After the end of Portuguese rule, the Brazilian version of the festival was imposed by Timoteo Fernandes in 1965, a Goan musician who modeled it after the famed Rio Carnival. This was done to attract more tourism. Today, the urban parade includes floats from local villages, commercial entities, and cultural groups. It is still organised in a very traditional manner, including by the staging of streetside local plays called Khell tiatrs, in various villages, especially in the taluka of Salcete. Live bands play traditional Konkani, Latin, and EDM music throughout the festivities. Streets become open dance floors, where locals and visitors groove to the beat of lively tunes. The traditional mask dances and performances by local artists also add to the celebration. Beyond the parades, street performances, including acrobatics and fire-breathing shows are also held. According to the Government of Goa's Department of Tourism, the carnival is "Goa's most famous festival and has been celebrated since the 18th century."

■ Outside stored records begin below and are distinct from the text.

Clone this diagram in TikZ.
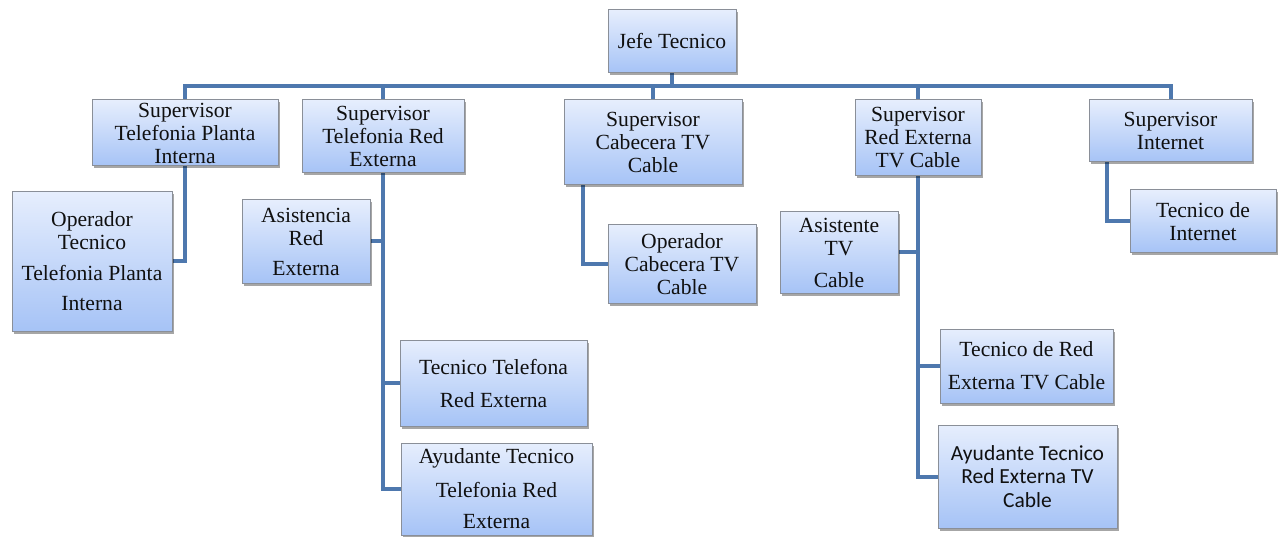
\documentclass[tikz,border=0pt]{standalone}
\usepackage{fontspec}
\setmainfont{Liberation Serif}
\newfontfamily\timesf{Liberation Serif}
\newfontfamily\calib{Carlito}
\usetikzlibrary{shadows,backgrounds}
\definecolor{linec}{HTML}{4E78AE}
\definecolor{boxtop}{HTML}{E6EEFD}
\definecolor{boxbot}{HTML}{A6C3F6}
\definecolor{boxline}{HTML}{8A8F98}
\definecolor{txt}{HTML}{101010}
\tikzset{
  orgbox/.style={draw=boxline, line width=1pt, top color=boxtop, bottom color=boxbot,
    align=center, inner sep=0pt, text=txt,
    font=\timesf\fontsize{21.6}{23}\selectfont,
    drop shadow={shadow xshift=2pt, shadow yshift=-2.5pt, fill=black, opacity=0.35}},
  conn/.style={draw=linec, line width=4pt, line join=miter}
}
\begin{document}
\begin{tikzpicture}[x=1pt,y=-1pt]
\useasboundingbox (0,0) rectangle (1287,537);
% boxes
\node[orgbox, minimum width=128, minimum height=63] (jefe) at (672,41.5) {Jefe Tecnico};
\node[orgbox, minimum width=186, minimum height=66] (s1) at (185,133) {Supervisor\\Telefonia Planta\\Interna};
\node[orgbox, minimum width=162, minimum height=73] (s2) at (383,136.5) {Supervisor\\Telefonia Red\\Externa};
\node[orgbox, minimum width=178, minimum height=85] (s3) at (653,142.5) {Supervisor\\Cabecera TV\\Cable};
\node[orgbox, minimum width=126, minimum height=76] (s4) at (918,138) {Supervisor\\Red Externa\\TV Cable};
\node[orgbox, minimum width=163, minimum height=62] (s5) at (1170.5,131) {Supervisor\\Internet};
\node[orgbox, minimum width=160, minimum height=139] (o1) at (92,261.5) {Operador\\Tecnico\\[8pt]Telefonia Planta\\[7pt]Interna};
\node[orgbox, minimum width=128, minimum height=83] (a2) at (306,241.5) {Asistencia\\Red\\[7pt]Externa};
\node[orgbox, minimum width=187, minimum height=86] (t2) at (493.5,383) {Tecnico Telefona\\[10pt]Red Externa};
\node[orgbox, minimum width=191, minimum height=92] (y2) at (496.5,489) {Ayudante Tecnico\\[11pt]Telefonia Red\\[8pt]Externa};
\node[orgbox, minimum width=148, minimum height=78] (o3) at (682,264) {Operador\\Cabecera TV\\Cable};
\node[orgbox, minimum width=118, minimum height=81] (a4) at (839,252.5) {Asistente\\TV\\[9pt]Cable};
\node[orgbox, minimum width=173, minimum height=74] (t4) at (1026.5,366) {Tecnico de Red\\[10pt]Externa TV Cable};
\node[orgbox, minimum width=179, minimum height=103, font=\calib\fontsize{21.5}{23.5}\selectfont] (y4) at (1027.5,476.5) {Ayudante Tecnico\\Red Externa TV\\Cable};
\node[orgbox, minimum width=146, minimum height=63] (t5) at (1203,221.5) {Tecnico de\\Internet};
% helper coordinates
\coordinate (bus) at (0,86);
\coordinate (s3x) at (583,0);
\coordinate (t5x) at (1107,0);
\begin{scope}[on background layer]
\draw[conn] (jefe.south) -- (jefe.south |- bus);
\draw[conn] (s1.north) -- (s1.north |- bus) -- (s5.north |- bus) -- (s5.north);
\draw[conn] (s2.north) -- (s2.north |- bus);
\draw[conn] (s3.north) -- (s3.north |- bus);
\draw[conn] (s4.north) -- (s4.north |- bus);
\draw[conn] (s1.south) |- (o1.east);
\draw[conn] (s2.south) |- (y2.west);
\draw[conn] (s2.south) |- (a2.east);
\draw[conn] (s2.south) |- (t2.west);
\draw[conn] (s3.south -| s3x) |- (o3.west);
\draw[conn] (s4.south) |- (y4.west);
\draw[conn] (s4.south) |- (a4.east);
\draw[conn] (s4.south) |- (t4.west);
\draw[conn] (s5.south -| t5x) |- (t5.west);
\end{scope}
\end{tikzpicture}
\end{document}
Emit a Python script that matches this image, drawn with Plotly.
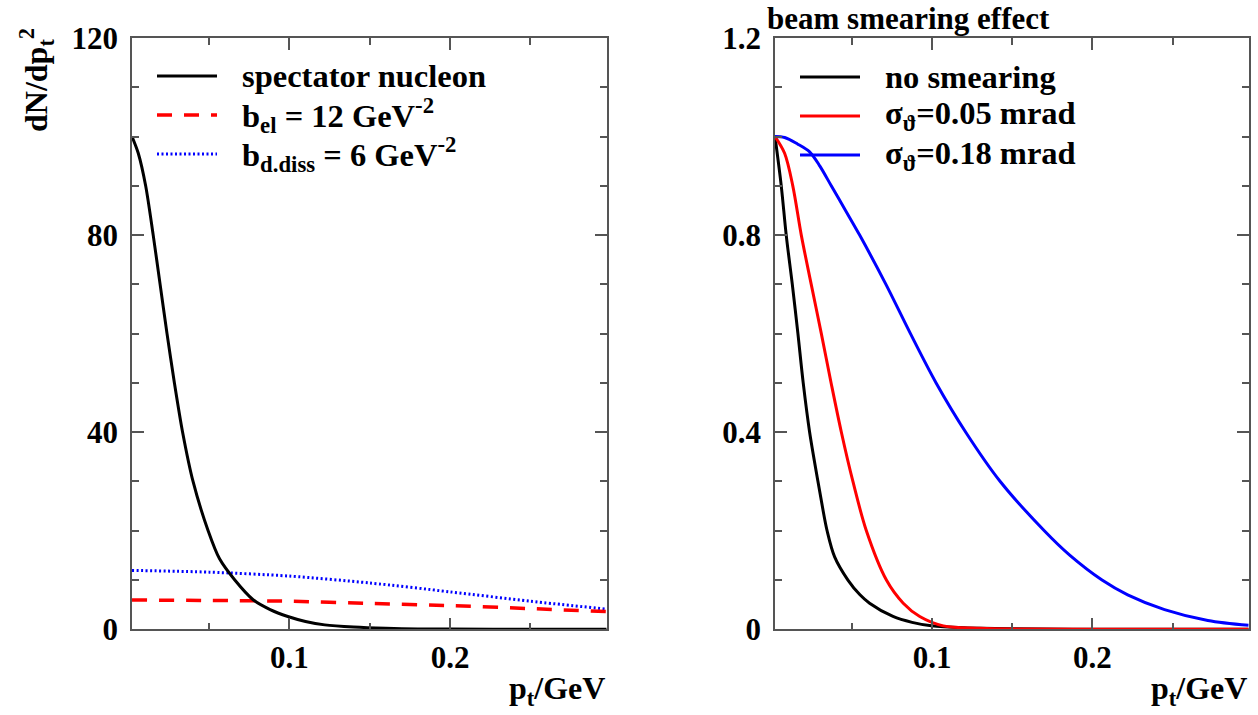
import plotly.graph_objects as go

# ---------------- data ----------------
# left panel: dN/dpt^2
pt_spec = [0.002, 0.0059, 0.0105, 0.0152, 0.0195, 0.0238, 0.0284, 0.0335, 0.0400, 0.0494,
           0.0565, 0.066, 0.0774, 0.088, 0.099, 0.11, 0.122, 0.14, 0.16, 0.18, 0.20, 0.25, 0.2975]
dn_spec = [100, 96.6, 90, 80, 70, 60, 50, 40, 30, 20,
           14.3, 10, 6, 4, 2.6, 1.6, 0.9, 0.45, 0.2, 0.08, 0.04, 0.01, 0.0]

pt_flat = [0.002, 0.05, 0.1, 0.15, 0.2, 0.25, 0.2975]
dn_el = [5.95, 5.85, 5.7, 5.25, 4.8, 4.2, 3.6]
dn_diss = [11.95, 11.6, 10.8, 9.4, 7.6, 5.7, 4.1]

# right panel: beam smearing effect
pt_r_black = [0.002, 0.0059, 0.009, 0.0128, 0.0163, 0.0196, 0.0236, 0.0288, 0.0315, 0.0345,
              0.0392, 0.0475, 0.055, 0.061, 0.0756, 0.0875, 0.0996, 0.12, 0.15, 0.2, 0.2975]
r_black = [1.0, 0.9, 0.8, 0.7, 0.6, 0.5, 0.4, 0.3, 0.25, 0.2,
           0.147, 0.1, 0.07, 0.053, 0.026, 0.014, 0.007, 0.003, 0.001, 0.0, 0.0]

pt_r_red = [0.002, 0.008, 0.0131, 0.0184, 0.0246, 0.0309, 0.037, 0.0434, 0.0506, 0.059,
            0.0715, 0.082, 0.0923, 0.107, 0.13, 0.16, 0.2, 0.2975]
r_red = [1.0, 0.966, 0.9, 0.8, 0.7, 0.6, 0.5, 0.4, 0.3, 0.2,
         0.1, 0.053, 0.026, 0.007, 0.002, 0.0005, 0.0, 0.0]

pt_r_blue = [0.002, 0.008, 0.016, 0.0236, 0.03, 0.0371, 0.046, 0.0548, 0.0712, 0.0865,
             0.1025, 0.121, 0.1425, 0.17, 0.186, 0.206, 0.222, 0.245, 0.272, 0.2975]
r_blue = [1.0, 0.998, 0.985, 0.969, 0.94, 0.9, 0.85, 0.8, 0.7, 0.6,
          0.5, 0.4, 0.3, 0.2, 0.15, 0.1, 0.07, 0.04, 0.018, 0.008]

left_names = ["spectator nucleon", "b<sub>el</sub> = 12 GeV<sup>-2</sup>",
              "b<sub>d.diss</sub> = 6 GeV<sup>-2</sup>"]
right_names = ["no smearing", "σ<sub>ϑ</sub>=0.05 mrad", "σ<sub>ϑ</sub>=0.18 mrad"]

left_yticks = [0, 40, 80, 120]
right_yticks = [0, 0.4, 0.8, 1.2]
right_yticklabels = ["0", "0.4", "0.8", "1.2"]
xticks = [0.1, 0.2]
xticklabels = ["0.1", "0.2"]

# ---------------- styling ----------------
W, H = 1258, 715
FONT = "Liberation Serif"
AX = "#555555"

def fx(p):
    return p / W

def fy(p):
    return 1 - p / H

left_styles = [dict(color="black", width=3, dash="solid"),
               dict(color="#ff0000", width=3.5, dash="15px,12px"),
               dict(color="#0000ff", width=3, dash="2px,2.5px")]
right_styles = [dict(color="black", width=3, dash="solid"),
                dict(color="#ff0000", width=3, dash="solid"),
                dict(color="#0000ff", width=3, dash="solid")]

fig = go.Figure()

left_series = [(pt_spec, dn_spec), (pt_flat, dn_el), (pt_flat, dn_diss)]
for (xs, ys), st, nm in zip(left_series[::-1], left_styles[::-1], left_names[::-1]):
    fig.add_trace(go.Scatter(x=xs, y=ys, mode="lines", name=nm,
                             line=dict(shape="spline", smoothing=0.8, **st),
                             xaxis="x", yaxis="y", showlegend=False, cliponaxis=False))

right_series = [(pt_r_black, r_black), (pt_r_red, r_red), (pt_r_blue, r_blue)]
for (xs, ys), st, nm in zip(right_series, right_styles, right_names):
    fig.add_trace(go.Scatter(x=xs, y=ys, mode="lines", name=nm,
                             line=dict(shape="spline", smoothing=0.9, **st),
                             xaxis="x2", yaxis="y2", showlegend=False))

xdom1 = [fx(132), fx(606.7)]
xdom2 = [fx(775), fx(1248.7)]
ydom = [fy(629.3), fy(38)]
tickfont = dict(family=FONT, size=31, color="black", weight="bold")

def xaxis(dom, anchor):
    return dict(domain=dom, anchor=anchor, range=[0.002, 0.2975], tickmode="array", automargin=False,
                tickvals=xticks, ticktext=xticklabels, ticks="inside", ticklen=12, tickwidth=1.5,
                tickcolor=AX, showline=True, linecolor=AX, linewidth=1.5, mirror="ticks",
                showgrid=False, zeroline=False, tickfont=tickfont, ticklabelstandoff=0,
                minor=dict(tickmode="linear", tick0=0, dtick=0.05, ticks="inside", ticklen=7,
                           tickwidth=1.5, tickcolor=AX, showgrid=False))

def yaxis(dom, anchor, rng, vals, texts, minor_dt):
    return dict(domain=dom, anchor=anchor, range=rng, tickmode="array", tickvals=vals, ticktext=texts,
                automargin=False,
                ticks="inside", ticklen=12, tickwidth=1.5, tickcolor=AX, showline=True, linecolor=AX,
                linewidth=1.5, mirror="ticks", showgrid=False, zeroline=False, tickfont=tickfont,
                ticklabelstandoff=6,
                minor=dict(tickmode="linear", tick0=0, dtick=minor_dt, ticks="inside", ticklen=7,
                           tickwidth=1.5, tickcolor=AX, showgrid=False))

fig.update_layout(
    width=W, height=H, margin=dict(l=0, r=0, t=0, b=0, autoexpand=False),
    paper_bgcolor="white", plot_bgcolor="white", showlegend=False,
    font=dict(family=FONT),
    xaxis=xaxis(xdom1, "y"),
    yaxis=yaxis(ydom, "x", [0, 120], left_yticks, [str(v) for v in left_yticks], 10),
    xaxis2=xaxis(xdom2, "y2"),
    yaxis2=yaxis(ydom, "x2", [0, 1.2], right_yticks, right_yticklabels, 0.1),
)

tfont = dict(family=FONT, size=32, color="black", weight="bold")
hfont = dict(family=FONT, size=31, color="black", weight="bold")
lfont = dict(family=FONT, size=32.5, color="black", weight="bold")

ann = []
shapes = []
# axis titles
ann.append(dict(text="p<sub>t</sub>/GeV", x=fx(606.7), y=fy(690), xref="paper", yref="paper",
                xanchor="right", yanchor="middle", showarrow=False, font=tfont))
ann.append(dict(text="p<sub>t</sub>/GeV", x=fx(1248.7), y=fy(690), xref="paper", yref="paper",
                xanchor="right", yanchor="middle", showarrow=False, font=tfont))
ann.append(dict(text="dN/dp<sub>t</sub><sup>2</sup>", x=fx(37), y=fy(80), xref="paper", yref="paper",
                xanchor="center", yanchor="middle", textangle=-90, showarrow=False, font=tfont))
ann.append(dict(text="beam smearing effect", x=fx(765), y=fy(19), xref="paper", yref="paper",
                xanchor="left", yanchor="middle", showarrow=False, font=hfont))

# legends (drawn manually)
rows = [76, 115, 154]
for nm, st, r in zip(left_names, left_styles, rows):
    shapes.append(dict(type="line", xref="paper", yref="paper", x0=fx(157), x1=fx(217),
                       y0=fy(r), y1=fy(r), line=st))
    ann.append(dict(text=nm, x=fx(240), y=fy(r), xref="paper", yref="paper", xanchor="left",
                    yanchor="middle", showarrow=False, font=lfont))
rows_r = [77, 116, 155]
for nm, st, r in zip(right_names, right_styles, rows_r):
    shapes.append(dict(type="line", xref="paper", yref="paper", x0=fx(800), x1=fx(860),
                       y0=fy(r), y1=fy(r), line=st))
    ann.append(dict(text=nm, x=fx(883), y=fy(r), xref="paper", yref="paper", xanchor="left",
                    yanchor="middle", showarrow=False, font=lfont))

fig.update_layout(annotations=ann, shapes=shapes)
fig.write_html("out.html")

The Carnival usually starts off on Fat Saturday (known as Sabado Gordo) and concludes on Fat Tuesday (known as Shrove Tuesday), just before Ash Wednesday and the first day of the Western Christian season of Lent, observed by Christians of the Roman Catholic, Lutheran and Anglican denominations, among others. In Panjim, the capital of Goa, the festival is complemented by Grape Escapade, a local wine festival, and a dance at Samba Square in the centrally located Garden of Garcia da Orta.

According to local tradition, during Carnival Goa is taken over by King Momo, usually a local resident who presides over the festival during the four-day span. King Momo traditionally proclaims the Konkani message (English: "Eat, drink and make merry"). In 2021, the King Momo for the Goa Carnival was Sixtus Eric Dias from Candolim.

== Parade ==
The parade usually begins on Fat Saturday evening with a procession headed by King Momo. Balloons, horse-drawn carriages, decorated bullock carts and elaborate floats are the highlights of the parade. The festivities during Goa Carnival include dancing troupes, revelers wearing masks and costumes, live music, sports competitions, floats and parades, and food and drinking.

=== Dates and location ===
In 2024, the festival was celebrated from 10 February – 13 February. In the urban areas, individual float parades were held in the Goan cities and towns of Panjim, Margao, Vasco and Mapusa. In 2026, the carnival was held from 13 February - 17 February across Goa in Porvorim, Panjim, Margao, Vasco and Mapusa.